Newport Beach is mandated to zone for an additional 4,845 residential units by the 2029 end of the current Regional Housing Needs Assessment (RHNA) Cycle. The plan worked out by planning officials would zone for the addition of 8,174 units. That number could be even higher if projects qualify for density bonuses, which are exceptions that allow developers to exceed unit density and height limits in exchange for offering more affordable housing or some other benefit to the community.

Defender’s of the city’s housing plan note that a certain portion of new development must be accessible to low and very-low income households, something especially difficult to accomplish in Newport Beach’s coastal property market. As a result, they say significantly more homes than the number required by the RHNA must be built to make up for a lack of potential affordable housing.

Members of the community who came out Tuesday night to speak against the general plan amendments and housing element said few if any other cities in Orange County are maintaining as high a buffer over RHNA requirements as is Newport Beach. Some claimed they city’s housing plan could allow for around 30,000 new residents, resulting in a population boom that could leave schools, infrastructure and city services stretched thin.

“The city’s proposed housing plan is nothing more than a developer giveaway that allows large developers to flood Newport Beach with overcrowded high density like the kind we see in Irvine and Anaheim,” resident and former Councilman Jeff Herdman said during public comments.
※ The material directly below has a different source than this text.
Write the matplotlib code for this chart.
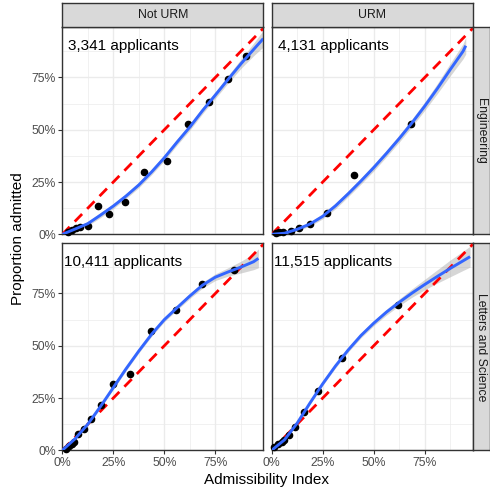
import numpy as np
import matplotlib
matplotlib.use("Agg")
import matplotlib.pyplot as plt
from matplotlib.ticker import FuncFormatter

plt.rcParams["font.family"] = ["Liberation Sans", "DejaVu Sans"]

# facet labels
col_labels = ["Not URM", "URM"]
row_labels = ["Engineering", "Letters and Science"]
n_labels = [["3,341 applicants", "4,131 applicants"],
            ["10,411 applicants", "11,515 applicants"]]

# binned points: admissibility index vs proportion admitted
eng_not_x = [0.029, 0.046, 0.065, 0.087, 0.124, 0.173, 0.230, 0.307, 0.402, 0.515, 0.614, 0.719, 0.810, 0.900]
eng_not_y = [0.013, 0.019, 0.032, 0.037, 0.041, 0.137, 0.096, 0.154, 0.299, 0.349, 0.527, 0.635, 0.744, 0.852]
eng_urm_x = [0.020, 0.038, 0.057, 0.095, 0.132, 0.188, 0.270, 0.404, 0.681]
eng_urm_y = [0.006, 0.010, 0.013, 0.014, 0.029, 0.048, 0.100, 0.282, 0.527]
ls_not_x = [0.016, 0.033, 0.049, 0.059, 0.078, 0.106, 0.141, 0.188, 0.250, 0.330, 0.436, 0.557, 0.686, 0.843]
ls_not_y = [0.008, 0.019, 0.029, 0.038, 0.076, 0.100, 0.148, 0.218, 0.315, 0.365, 0.572, 0.672, 0.795, 0.863]
ls_urm_x = [0.013, 0.029, 0.049, 0.062, 0.085, 0.114, 0.158, 0.225, 0.343, 0.621]
ls_urm_y = [0.016, 0.029, 0.040, 0.048, 0.075, 0.111, 0.183, 0.282, 0.443, 0.696]

# smoothed fits (value and standard-error band half width)
grid = [0, 0.0625, 0.125, 0.1875, 0.25, 0.3125, 0.375, 0.4375, 0.5, 0.5625, 0.625, 0.6875, 0.75, 0.8125, 0.875, 0.9375]
eng_not_fit = [0.0, 0.025, 0.051, 0.092, 0.135, 0.183, 0.236, 0.298, 0.366, 0.441, 0.513, 0.592, 0.666, 0.741, 0.815, 0.884]
eng_not_se = [0.008, 0.008, 0.01, 0.012, 0.012, 0.012, 0.013, 0.013, 0.014, 0.014, 0.015, 0.015, 0.016, 0.018, 0.022, 0.03]
eng_not_end = (0.985, 0.936, 0.04)
eng_urm_fit = [0.0, 0.005, 0.024, 0.049, 0.086, 0.136, 0.194, 0.255, 0.319, 0.387, 0.458, 0.533, 0.613, 0.698, 0.788, 0.875]
eng_urm_se = [0.006, 0.006, 0.008, 0.01, 0.012, 0.014, 0.014, 0.015, 0.016, 0.016, 0.017, 0.018, 0.02, 0.024, 0.03, 0.036]
eng_urm_end = (0.951, 0.902, 0.04)
ls_not_fit = [0.0, 0.055, 0.125, 0.21, 0.30, 0.39, 0.475, 0.555, 0.625, 0.682, 0.738, 0.79, 0.828, 0.853, 0.876, 0.902]
ls_not_se = [0.006, 0.006, 0.007, 0.008, 0.008, 0.009, 0.009, 0.01, 0.01, 0.011, 0.012, 0.014, 0.016, 0.02, 0.028, 0.038]
ls_not_end = (0.961, 0.918, 0.045)
ls_urm_fit = [0.0, 0.05, 0.13, 0.226, 0.318, 0.403, 0.48, 0.549, 0.608, 0.661, 0.708, 0.752, 0.793, 0.832, 0.87, 0.906]
ls_urm_se = [0.005, 0.005, 0.006, 0.007, 0.008, 0.009, 0.01, 0.011, 0.012, 0.014, 0.016, 0.02, 0.025, 0.032, 0.04, 0.046]
ls_urm_end = (0.972, 0.926, 0.05)

points = [[(eng_not_x, eng_not_y), (eng_urm_x, eng_urm_y)],
          [(ls_not_x, ls_not_y), (ls_urm_x, ls_urm_y)]]
fits = [[(eng_not_fit, eng_not_se, eng_not_end), (eng_urm_fit, eng_urm_se, eng_urm_end)],
        [(ls_not_fit, ls_not_se, ls_not_end), (ls_urm_fit, ls_urm_se, ls_urm_end)]]

xmax, ymax = 0.985, 0.99
W, H = 490, 491
lefts = [62.3, 271.7]
tops = [27.3, 243.3]
pw, ph = 201, 207

fig = plt.figure(figsize=(W / 100, H / 100), dpi=100)
pct = FuncFormatter(lambda v, p: f"{v * 100:.0f}%")

for r in range(2):
    for c in range(2):
        ax = fig.add_axes([lefts[c] / W, 1 - (tops[r] + ph) / H, pw / W, ph / H])
        ax.set_xlim(0, xmax)
        ax.set_ylim(0, ymax)
        ticks = [0, 0.25, 0.5, 0.75]
        minor = [0.125, 0.375, 0.625, 0.875]
        ax.set_xticks(ticks)
        ax.set_yticks(ticks)
        ax.set_xticks(minor, minor=True)
        ax.set_yticks(minor, minor=True)
        ax.grid(True, which="major", color="#EBEBEB", lw=1.0)
        ax.grid(True, which="minor", color="#EBEBEB", lw=0.5)
        ax.set_axisbelow(True)
        for s in ax.spines.values():
            s.set_color("#333333")
            s.set_linewidth(1.0)
        ax.tick_params(which="minor", length=0)
        ax.tick_params(which="major", length=3, width=0.8, color="#333333",
                       labelsize=8.8, labelcolor="#4D4D4D", pad=1.5)
        ax.xaxis.set_major_formatter(pct)
        ax.yaxis.set_major_formatter(pct)
        if r == 0:
            ax.tick_params(axis="x", length=0, labelbottom=False)
        if c == 1:
            ax.tick_params(axis="y", length=0, labelleft=False)

        fit, se, end = fits[r][c]
        fx = grid + [end[0]]
        fy = np.array(fit + [end[1]])
        fs = np.array(se + [end[2]])
        ax.fill_between(fx, fy - fs, fy + fs, color="#999999", alpha=0.4, lw=0, zorder=2)
        ax.plot([0, xmax], [0, xmax], color="red", lw=2.0, ls=(0, (3.8, 2.6)), zorder=3)
        px, py = points[r][c]
        ax.scatter(px, py, s=20, color="black", zorder=4, clip_on=False)
        ax.plot(fx, fy, color="#3366FF", lw=2.1, zorder=5, solid_capstyle="butt",
                solid_joinstyle="round")
        ax.text(0.30, 0.90, n_labels[r][c], ha="center", va="center", fontsize=11, color="black")

        # strips
        if r == 0:
            sax = fig.add_axes([lefts[c] / W, 1 - tops[0] / H, pw / W, 24 / H])
            sax.set_facecolor("#D9D9D9")
            sax.set_xticks([]); sax.set_yticks([])
            for s in sax.spines.values():
                s.set_color("#333333"); s.set_linewidth(1.0)
            sax.text(0.5, 0.5, col_labels[c], ha="center", va="center", fontsize=8.8,
                     color="#1A1A1A", transform=sax.transAxes)
        if c == 1:
            sax = fig.add_axes([(lefts[1] + pw) / W, 1 - (tops[r] + ph) / H, 17.5 / W, ph / H])
            sax.set_facecolor("#D9D9D9")
            sax.set_xticks([]); sax.set_yticks([])
            for s in sax.spines.values():
                s.set_color("#333333"); s.set_linewidth(1.0)
            sax.text(0.5, 0.5, row_labels[r], ha="center", va="center", fontsize=8.8,
                     color="#1A1A1A", rotation=-90, transform=sax.transAxes)

fig.text(267 / W, 1 - 480 / H, "Admissibility Index", ha="center", va="center", fontsize=11)
fig.text(18 / W, 1 - 239 / H, "Proportion admitted", ha="center", va="center", fontsize=11, rotation=90)

fig.savefig("out.png", dpi=100)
A majority of the people who addressed the council were opposed to the housing plan. They called on the panel to give residents an opportunity to decide whether or not to move forward with it.

If the issue was placed on the ballot and voters wound up rejecting the amendments, that would leave little time for Newport Beach officials to come up with an alternative road map to add more homes. And if a housing plan isn’t implemented by February 2025, the California Department of Housing and Community Development may find the city to be out of compliance with state law.

That could open the city up to potentially hundreds of thousands of dollars in monthly fines and use of the “builder’s remedy,” a provision of the state Housing Accountability Act that allows developers to ignore local zoning codes in cities that aren’t in line with state housing laws. It was the basis of a court decision in March overriding the authority of the La Cañada Flintridge City Council after it denied the development of a five-story building.

The conservative majority on Huntington Beach’s City Council has aggressively pushed back against state mandates to increase the availability of homes amid a reported housing crisis. That has led to a protracted legal battle between their city attorney and the state, resulting in rulings against Huntington Beach. Earlier this month, the city’s conservative council members voted to put a charter amendment on the November general election ballot related to zoning changes or general plan updates.

“I do not want Newport to turn into something else. Sometimes you have to stand back, look at it from a different perspective and decide the way you have to fight is through threading the needle,” said Councilman Noah Blom.

“We’ve seen what our neighbors to the north do,” Blom continued, referring to Huntington Beach. “They go full frontal, and how’s that work? Builder’s remedy, huge issues with the state, lawsuits coming forth. That is not our style.”